The 2026 update follows that same playbook. It arrives amid sustained scrutiny of how tightly Apple controls the App Store, and it is framed in the language of helping developers — language that resonates with both regulators and the developer community itself.
The Strategic Reality: Apple's Services Layer
Looking at the Peacock partnership, Apple One, and the broader growth in subscription revenue, a clearer picture of Apple's long-term strategy emerges. Apple is building something more ambitious than a storefront: it is constructing an infrastructure layer where subscriptions — Apple's own and partners' — can be bundled, distributed, and billed through a single customer relationship.
For app developers, this has both upside and downside. Subscribers inside Apple's ecosystem are the highest-value mobile users globally: they spend more money and tend to be loyal. Getting featured in or alongside Apple's subscription bundle gives access to that lucrative audience.
But there is another side to this. Apple's own services, and now selected partner services like Peacock, get pride of place in the same discovery system. That creates an advantage for Apple's own offerings — and for partners Apple chooses to work with — that a solo developer working alone cannot easily match.
Apple's services business has grown from a minor line item in quarterly earnings to one Wall Street watches closely.

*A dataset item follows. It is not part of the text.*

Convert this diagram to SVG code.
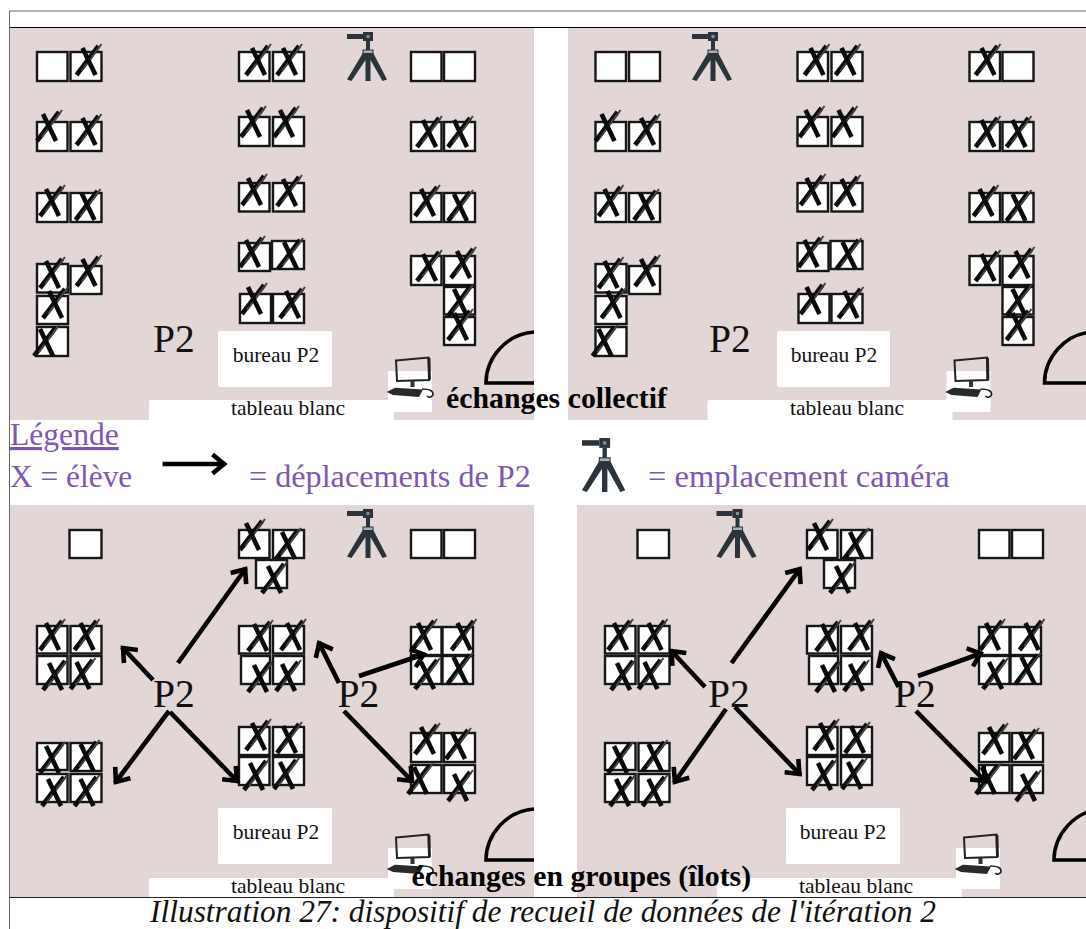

The App Store is not just the foundation of that revenue stream; it is an increasingly active tool for expanding it. Announcements like this one help Apple maintain developer goodwill while navigating an environment where regulators are watching every structural edge the company holds.
What Happens Next
The specific details — whether these changes come through updates to App Store Connect (the developer dashboard), new programming interfaces, smarter recommendation algorithms, or new promotional tools — should become clearer as Apple releases developer documentation.
Developers with substantial App Store revenue should review any updated guides carefully, particularly if new features tie into existing tools for tracking campaign performance and understanding where users came from. The overall direction is clear: the App Store is becoming easier for developers to control and customise, rather than something Apple simply dictates to them.
This evolution is generally a positive development. A more flexible, developer-friendly platform is healthier for innovation and competition. The real test will be whether these expanded capabilities remain equally accessible to solo developers and small studios, or whether they mainly benefit the largest players with dedicated teams to exploit them.